* Source data:
▬▬▬▬▬▬▬▬▬▬

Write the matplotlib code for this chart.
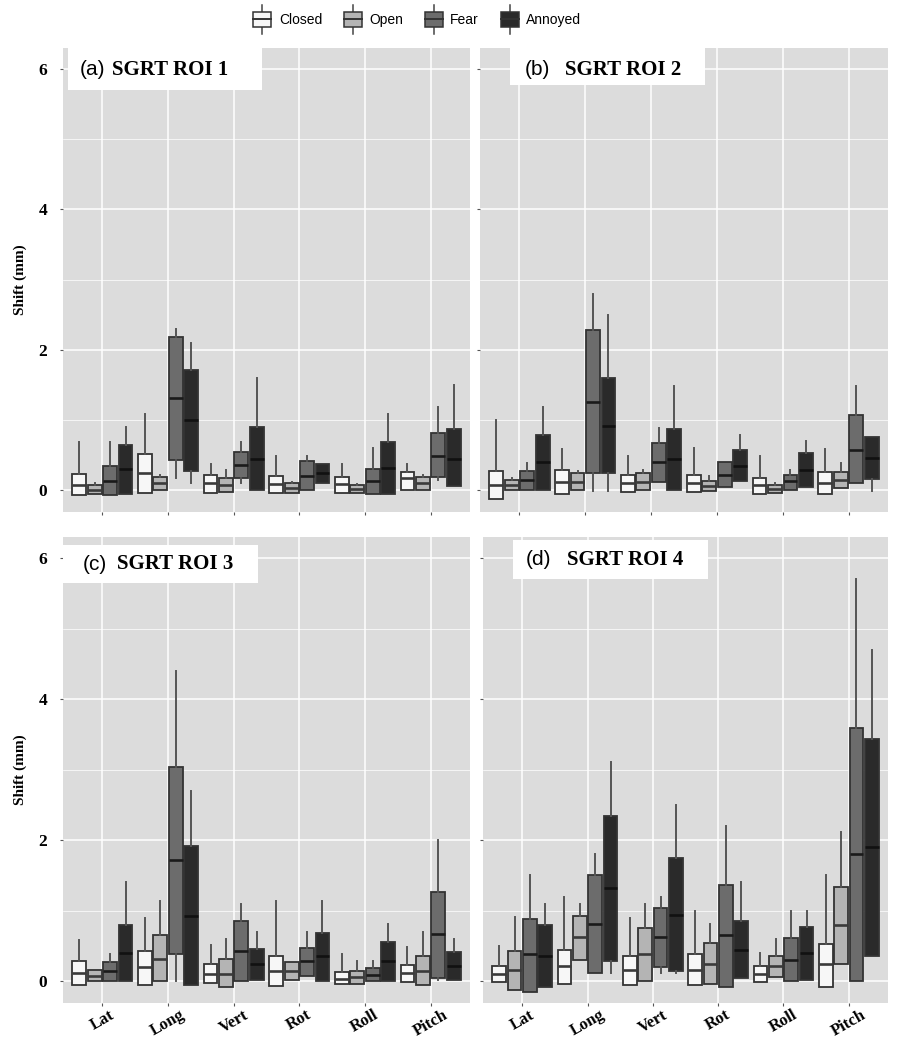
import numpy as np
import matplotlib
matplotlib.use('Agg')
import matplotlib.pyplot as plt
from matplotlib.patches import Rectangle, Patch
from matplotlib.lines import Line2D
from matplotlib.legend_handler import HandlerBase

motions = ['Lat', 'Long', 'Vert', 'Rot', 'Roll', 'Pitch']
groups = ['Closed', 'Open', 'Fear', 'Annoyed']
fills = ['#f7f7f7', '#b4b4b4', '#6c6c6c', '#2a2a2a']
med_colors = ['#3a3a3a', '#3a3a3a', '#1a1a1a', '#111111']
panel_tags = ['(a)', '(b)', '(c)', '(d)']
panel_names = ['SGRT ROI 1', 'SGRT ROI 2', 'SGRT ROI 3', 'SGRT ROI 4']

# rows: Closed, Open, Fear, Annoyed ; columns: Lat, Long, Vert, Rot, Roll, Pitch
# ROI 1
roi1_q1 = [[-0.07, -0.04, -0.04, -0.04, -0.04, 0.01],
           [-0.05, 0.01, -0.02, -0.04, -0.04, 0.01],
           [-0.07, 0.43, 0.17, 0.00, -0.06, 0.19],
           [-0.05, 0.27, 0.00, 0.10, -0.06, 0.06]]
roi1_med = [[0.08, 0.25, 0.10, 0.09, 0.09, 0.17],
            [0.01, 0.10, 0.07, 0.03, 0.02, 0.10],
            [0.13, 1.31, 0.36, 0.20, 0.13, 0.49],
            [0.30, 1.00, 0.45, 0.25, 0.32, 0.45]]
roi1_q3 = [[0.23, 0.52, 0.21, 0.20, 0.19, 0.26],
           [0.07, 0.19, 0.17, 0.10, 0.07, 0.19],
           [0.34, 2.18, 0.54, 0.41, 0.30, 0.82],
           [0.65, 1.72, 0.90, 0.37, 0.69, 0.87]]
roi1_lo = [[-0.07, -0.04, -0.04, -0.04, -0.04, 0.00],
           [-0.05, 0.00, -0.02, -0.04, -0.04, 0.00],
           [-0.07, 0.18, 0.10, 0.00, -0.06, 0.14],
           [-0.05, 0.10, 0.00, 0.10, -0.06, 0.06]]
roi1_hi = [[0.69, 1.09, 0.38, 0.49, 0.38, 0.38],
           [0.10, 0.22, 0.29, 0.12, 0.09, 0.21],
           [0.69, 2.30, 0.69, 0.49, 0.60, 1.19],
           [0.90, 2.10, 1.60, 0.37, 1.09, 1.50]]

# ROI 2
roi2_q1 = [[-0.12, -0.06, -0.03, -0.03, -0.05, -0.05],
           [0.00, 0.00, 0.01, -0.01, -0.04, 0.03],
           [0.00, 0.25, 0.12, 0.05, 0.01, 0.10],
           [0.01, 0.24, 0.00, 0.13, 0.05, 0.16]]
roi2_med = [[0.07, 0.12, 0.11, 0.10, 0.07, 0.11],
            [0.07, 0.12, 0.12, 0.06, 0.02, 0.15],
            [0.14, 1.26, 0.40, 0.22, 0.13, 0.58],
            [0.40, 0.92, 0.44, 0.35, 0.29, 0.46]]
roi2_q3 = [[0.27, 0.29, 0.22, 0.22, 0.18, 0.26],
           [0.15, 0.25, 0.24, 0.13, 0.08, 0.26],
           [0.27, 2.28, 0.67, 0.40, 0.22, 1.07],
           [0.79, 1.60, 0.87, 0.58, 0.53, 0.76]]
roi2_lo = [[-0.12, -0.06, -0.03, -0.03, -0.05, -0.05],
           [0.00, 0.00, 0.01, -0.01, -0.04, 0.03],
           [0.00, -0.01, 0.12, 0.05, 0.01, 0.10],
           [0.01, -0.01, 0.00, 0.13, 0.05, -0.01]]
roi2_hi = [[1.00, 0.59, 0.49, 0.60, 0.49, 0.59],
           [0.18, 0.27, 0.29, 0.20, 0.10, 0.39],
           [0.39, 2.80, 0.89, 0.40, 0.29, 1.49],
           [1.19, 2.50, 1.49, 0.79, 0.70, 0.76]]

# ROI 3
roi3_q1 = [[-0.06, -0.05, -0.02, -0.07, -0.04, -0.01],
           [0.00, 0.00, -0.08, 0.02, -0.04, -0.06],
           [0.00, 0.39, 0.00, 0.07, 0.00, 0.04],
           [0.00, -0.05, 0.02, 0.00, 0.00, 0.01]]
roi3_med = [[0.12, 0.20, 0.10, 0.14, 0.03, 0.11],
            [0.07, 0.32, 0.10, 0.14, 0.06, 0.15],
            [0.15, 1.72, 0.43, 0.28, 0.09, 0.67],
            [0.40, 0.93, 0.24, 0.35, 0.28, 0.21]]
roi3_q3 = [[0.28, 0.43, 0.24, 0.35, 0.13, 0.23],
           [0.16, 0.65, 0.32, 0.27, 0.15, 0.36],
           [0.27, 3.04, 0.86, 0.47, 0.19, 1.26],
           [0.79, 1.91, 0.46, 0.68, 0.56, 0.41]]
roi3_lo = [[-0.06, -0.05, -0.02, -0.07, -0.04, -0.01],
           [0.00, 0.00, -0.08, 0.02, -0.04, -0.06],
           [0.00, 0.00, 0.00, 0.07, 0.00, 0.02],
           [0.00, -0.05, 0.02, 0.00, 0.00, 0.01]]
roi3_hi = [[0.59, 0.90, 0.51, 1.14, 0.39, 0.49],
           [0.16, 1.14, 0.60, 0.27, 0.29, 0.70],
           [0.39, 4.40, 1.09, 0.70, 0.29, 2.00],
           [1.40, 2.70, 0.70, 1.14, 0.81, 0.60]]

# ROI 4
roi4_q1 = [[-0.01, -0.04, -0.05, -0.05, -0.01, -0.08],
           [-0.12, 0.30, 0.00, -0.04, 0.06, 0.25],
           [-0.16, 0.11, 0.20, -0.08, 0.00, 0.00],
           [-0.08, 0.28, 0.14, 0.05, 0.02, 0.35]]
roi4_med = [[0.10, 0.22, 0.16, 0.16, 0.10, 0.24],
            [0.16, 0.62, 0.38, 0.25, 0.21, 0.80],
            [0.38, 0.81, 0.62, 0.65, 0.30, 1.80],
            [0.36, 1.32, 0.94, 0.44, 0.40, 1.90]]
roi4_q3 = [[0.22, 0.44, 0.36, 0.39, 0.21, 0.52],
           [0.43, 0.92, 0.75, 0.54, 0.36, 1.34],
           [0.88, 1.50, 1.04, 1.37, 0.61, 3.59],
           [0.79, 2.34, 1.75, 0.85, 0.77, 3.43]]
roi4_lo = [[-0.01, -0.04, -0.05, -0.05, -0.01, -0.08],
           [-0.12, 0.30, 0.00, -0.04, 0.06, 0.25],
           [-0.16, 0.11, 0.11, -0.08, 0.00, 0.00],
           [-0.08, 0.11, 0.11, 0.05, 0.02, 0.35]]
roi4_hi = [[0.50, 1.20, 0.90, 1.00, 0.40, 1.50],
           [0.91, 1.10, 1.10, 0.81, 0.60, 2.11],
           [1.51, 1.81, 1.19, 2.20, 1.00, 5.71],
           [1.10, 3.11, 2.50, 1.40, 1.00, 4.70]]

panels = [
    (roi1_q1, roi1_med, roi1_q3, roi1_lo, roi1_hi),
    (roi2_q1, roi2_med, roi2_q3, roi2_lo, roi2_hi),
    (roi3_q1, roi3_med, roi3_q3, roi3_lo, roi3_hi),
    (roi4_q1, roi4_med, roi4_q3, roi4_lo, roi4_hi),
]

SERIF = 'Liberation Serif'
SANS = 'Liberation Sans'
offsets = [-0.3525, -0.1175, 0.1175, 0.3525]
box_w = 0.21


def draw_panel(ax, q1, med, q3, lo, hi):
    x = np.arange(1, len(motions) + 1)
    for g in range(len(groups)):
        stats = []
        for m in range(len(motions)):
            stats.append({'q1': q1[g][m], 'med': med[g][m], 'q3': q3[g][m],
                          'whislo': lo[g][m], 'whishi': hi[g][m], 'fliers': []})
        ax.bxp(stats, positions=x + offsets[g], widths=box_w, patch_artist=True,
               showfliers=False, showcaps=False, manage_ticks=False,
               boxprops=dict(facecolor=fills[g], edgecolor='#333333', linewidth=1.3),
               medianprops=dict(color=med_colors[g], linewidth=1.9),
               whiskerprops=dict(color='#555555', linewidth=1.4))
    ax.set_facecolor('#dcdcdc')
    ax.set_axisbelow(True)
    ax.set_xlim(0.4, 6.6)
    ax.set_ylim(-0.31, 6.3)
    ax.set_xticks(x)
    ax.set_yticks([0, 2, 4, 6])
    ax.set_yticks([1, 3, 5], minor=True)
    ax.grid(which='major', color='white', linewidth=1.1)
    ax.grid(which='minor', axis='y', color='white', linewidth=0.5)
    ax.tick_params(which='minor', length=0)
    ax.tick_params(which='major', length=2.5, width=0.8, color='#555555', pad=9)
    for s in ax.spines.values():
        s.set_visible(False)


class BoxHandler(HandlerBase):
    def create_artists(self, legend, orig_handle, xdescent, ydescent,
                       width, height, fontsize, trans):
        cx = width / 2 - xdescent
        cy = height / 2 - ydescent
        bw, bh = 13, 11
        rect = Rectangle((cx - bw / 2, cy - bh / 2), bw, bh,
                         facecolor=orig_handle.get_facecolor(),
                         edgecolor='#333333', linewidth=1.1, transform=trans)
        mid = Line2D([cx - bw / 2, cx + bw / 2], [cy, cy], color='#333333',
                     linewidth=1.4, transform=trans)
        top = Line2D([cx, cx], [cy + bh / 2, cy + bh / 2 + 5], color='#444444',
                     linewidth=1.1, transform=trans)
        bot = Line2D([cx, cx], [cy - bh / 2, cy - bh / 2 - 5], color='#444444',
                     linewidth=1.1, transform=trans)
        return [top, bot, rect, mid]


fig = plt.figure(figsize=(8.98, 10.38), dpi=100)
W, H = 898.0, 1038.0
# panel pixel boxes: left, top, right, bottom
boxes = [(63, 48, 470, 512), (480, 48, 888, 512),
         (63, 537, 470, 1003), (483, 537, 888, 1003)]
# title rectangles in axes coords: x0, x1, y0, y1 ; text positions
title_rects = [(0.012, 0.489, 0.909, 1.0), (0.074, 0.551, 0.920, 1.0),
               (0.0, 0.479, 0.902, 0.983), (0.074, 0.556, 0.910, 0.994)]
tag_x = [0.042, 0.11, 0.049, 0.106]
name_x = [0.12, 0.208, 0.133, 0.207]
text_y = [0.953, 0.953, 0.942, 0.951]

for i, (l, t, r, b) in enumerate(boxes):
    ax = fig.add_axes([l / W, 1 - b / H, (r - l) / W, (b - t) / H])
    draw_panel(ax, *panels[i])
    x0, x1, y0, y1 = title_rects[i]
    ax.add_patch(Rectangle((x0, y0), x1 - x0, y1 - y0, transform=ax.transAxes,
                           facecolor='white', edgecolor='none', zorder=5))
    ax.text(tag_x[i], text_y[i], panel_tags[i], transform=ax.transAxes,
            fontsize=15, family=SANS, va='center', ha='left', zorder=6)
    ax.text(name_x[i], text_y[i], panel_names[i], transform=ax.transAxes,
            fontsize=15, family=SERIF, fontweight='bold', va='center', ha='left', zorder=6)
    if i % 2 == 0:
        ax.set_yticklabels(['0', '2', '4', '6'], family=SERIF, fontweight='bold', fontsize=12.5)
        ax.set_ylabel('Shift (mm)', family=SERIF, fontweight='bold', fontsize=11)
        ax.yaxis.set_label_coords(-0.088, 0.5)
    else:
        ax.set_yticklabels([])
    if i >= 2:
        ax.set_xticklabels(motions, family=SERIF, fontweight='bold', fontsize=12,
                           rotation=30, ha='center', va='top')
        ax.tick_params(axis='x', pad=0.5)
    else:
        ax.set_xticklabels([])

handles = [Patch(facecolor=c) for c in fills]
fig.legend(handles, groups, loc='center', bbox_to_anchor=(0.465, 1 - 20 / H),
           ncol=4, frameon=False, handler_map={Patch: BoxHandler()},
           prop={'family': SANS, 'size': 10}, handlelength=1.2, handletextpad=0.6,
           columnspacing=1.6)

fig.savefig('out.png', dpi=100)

▬▬▬▬▬▬▬▬▬▬

* Given request:
From the material above, count the lines that include "matplotlib" and give only the total.

* The result:
7